3. Against such a misconception of the essence of the gospel, what is St. Paul's protest? It is true, he seems to say, the gospel is a rational word, and not a magical rite. It is spoken truth, and it acts, like truth, through the misunderstandings of men. But, for all that, it is not a philosophy. With abstract truth it has little to do; but it proclaims Jesus the Messiah, and proclaims Him as crucified for the sins of men. Its real character is this — it is a, testimony from God which we are not called upon to discuss so much as to credit. It is in this, accordingly, that its power lies. For power it unquestionably possesses. Only not the mere power of wisdom, but the quiet personal power of the Speaker's authority and the Speaker's love. Speculate about this and it may seem in your sagacious eyes folly.
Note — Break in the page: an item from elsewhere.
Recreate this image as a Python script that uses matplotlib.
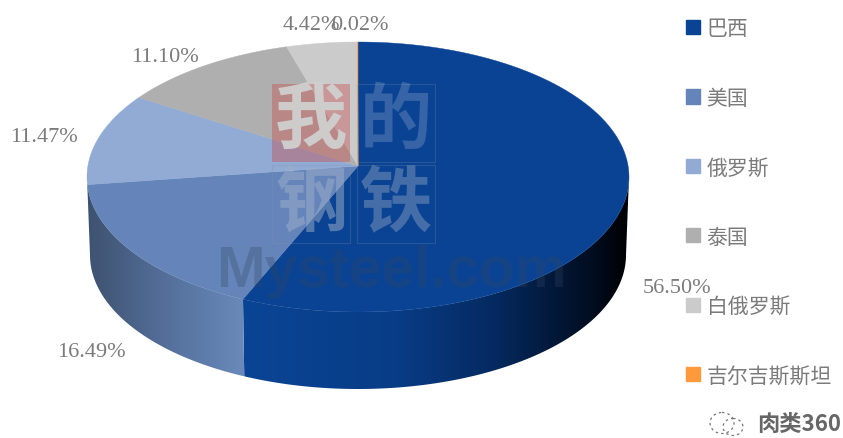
import matplotlib
matplotlib.use("Agg")
import matplotlib.pyplot as plt
import numpy as np
from matplotlib.colors import LinearSegmentedColormap
from matplotlib.patches import Ellipse, Patch, Polygon, Rectangle

plt.rcParams['font.family'] = ['Noto Sans CJK SC', 'DejaVu Sans']

countries = ["巴西", "美国", "俄罗斯", "泰国", "白俄罗斯", "吉尔吉斯斯坦"]
shares = [56.50, 16.49, 11.47, 11.10, 4.42, 0.02]
colors = ["#0a4393", "#6585ba", "#92abd4", "#afafaf", "#cbcbcb", "#ff9a3c"]
share_labels = ["56.50%", "16.49%", "11.47%", "11.10%", "4.42%", "0.02%"]
label_x = [677, 91, 44, 165, 311, 360]
label_y = [289, 353, 138, 57, 25, 25]

# geometry of the tilted pie, in pixels
cx, cy, rx, ry = 358, 178, 271, 135
apex_y = 167
depth = 78
shrink = 3

fig, ax = plt.subplots(figsize=(8.43, 4.39), dpi=100)
fig.subplots_adjust(0, 0, 1, 1)
ax.set_xlim(0, 843)
ax.set_ylim(439, 0)
ax.axis("off")


def top_arc(a, b):
    t = np.radians(np.linspace(a, b, 120))
    return np.c_[cx + rx * np.sin(t), cy - ry * np.cos(t)]


def bottom_arc(a, b):
    t = np.radians(np.linspace(a, b, 120))
    return np.c_[cx + (rx - shrink) * np.sin(t), cy + depth - (ry - 1) * np.cos(t)]


edges = np.cumsum([0] + shares) * 3.6
# the perspective of the original stretches the left side a little
edges = edges + np.interp(edges, [0, 203, 263, 304, 344, 360], [0, 1.7, 4, 2, 0.7, 0])

# side walls, only the front half shows
wall_maps = [
    LinearSegmentedColormap.from_list("brazil", [(0, "#0a4595"), (0.4, "#083c86"), (0.65, "#052a60"), (0.92, "#010b1c"), (1, "#000000")]),
    LinearSegmentedColormap.from_list("usa", ["#3e5270", "#546f9a", "#6a8abb"]),
]
for i, cmap in enumerate(wall_maps):
    a, b = max(edges[i], 90), min(edges[i + 1], 270)
    if i == 1:
        b = 270
    pts = np.vstack([top_arc(a, b), bottom_arc(b, a)])
    grad = np.linspace(0, 1, 256).reshape(1, -1)
    im = ax.imshow(grad, cmap=cmap, aspect="auto", zorder=1,
                   extent=[pts[:, 0].min(), pts[:, 0].max(), pts[:, 1].max(), pts[:, 1].min()])
    im.set_clip_path(Polygon(pts, transform=ax.transData))
ax.set_xlim(0, 843)
ax.set_ylim(439, 0)

# top face
for i in range(len(shares)):
    arc = top_arc(edges[i], edges[i + 1])
    ax.fill(np.r_[cx, arc[:, 0]], np.r_[apex_y, arc[:, 1]], color=colors[i], lw=0.3, zorder=2)

for s, x, y in zip(share_labels, label_x, label_y):
    ax.text(x, y, s, family="Liberation Serif", fontsize=16, color="#7b7b7b",
            ha="center", va="center", zorder=6)

# Mysteel watermark
ax.add_patch(Rectangle((272, 85), 78, 78, color="#c8504f", alpha=0.42, lw=0, zorder=3))
for x, y in [(357, 85), (272, 166), (357, 166)]:
    ax.add_patch(Rectangle((x, y), 78, 78, fill=False, ec="#7f93b0", alpha=0.25, lw=0.8, zorder=3))
for ch, x, y, c, al in [("我", 311, 122, "#d0d0d0", 0.95), ("的", 396, 122, "#9db2d2", 0.3),
                        ("钢", 311, 204, "#9fb0c8", 0.5), ("铁", 396, 204, "#9fb0c8", 0.4)]:
    ax.text(x, y, ch, fontsize=52, fontweight="bold", color=c, alpha=al,
            ha="center", va="center", zorder=4)
ax.text(391, 287, "Mysteel.com", family="Liberation Sans", fontweight="bold", fontsize=42,
        color="#33445f", alpha=0.3, ha="center", va="baseline", zorder=4)

handles = [Patch(color=c, label=n) for c, n in zip(colors, countries)]
ax.legend(handles=handles, loc="upper left", bbox_to_anchor=(676 / 843, 1 - 8 / 439),
          frameon=False, fontsize=15, labelcolor="#7b7b7b", handlelength=0.67, handleheight=0.67,
          handletextpad=0.3, labelspacing=2.275, borderpad=0.5, borderaxespad=0)

# wechat mark in the corner
for x, y, w, h in [(722, 424, 24, 21), (733, 428, 20, 17)]:
    ax.add_patch(Ellipse((x, y), w, h, fill=False, ec="#777777", lw=0.9, ls=(0, (2, 2.5)), zorder=6))
ax.text(799, 424, "肉类360", fontsize=16, fontweight="bold", color="#666666",
        ha="center", va="center", zorder=6)

fig.savefig("out.png", dpi=100, facecolor="white")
But cease to criticise and be humble enough to believe it, to surrender yourself to Him who speaks; then it will prove itself to be Divinely wise and strong in your experience. It will work in you as no human wisdom works; it will save you as no intellectual system saves.

4. On this side also I think a faithful Church needs just now to speak out in clear tones. It is not the first time in the history of our faith that the gospel has been like to lose its characteristic spirit by evaporation. Treat it as you treat an ordinary system of thought, and you end (as Paul feared to end) by making the Cross of Christ "of none effect." You miss its very essence as a gospel. For what makes it to be a gospel? Just this, that it is God's own record of His peculiar way of having mercy upon sinners. It is a plain, practical, personal appeal from our reconciling Father to each wandered soul among us; or it is nothing.

(J. Oswald Dykes, D. D.)



Parallel Verses
KJV: For Christ sent me not to baptize, but to preach the gospel: not with wisdom of words, lest the cross of Christ should be made of none effect.

WEB: For Christ sent me not to baptize, but to preach the Good News—not in wisdom of words, so that the cross of Christ wouldn't be made void.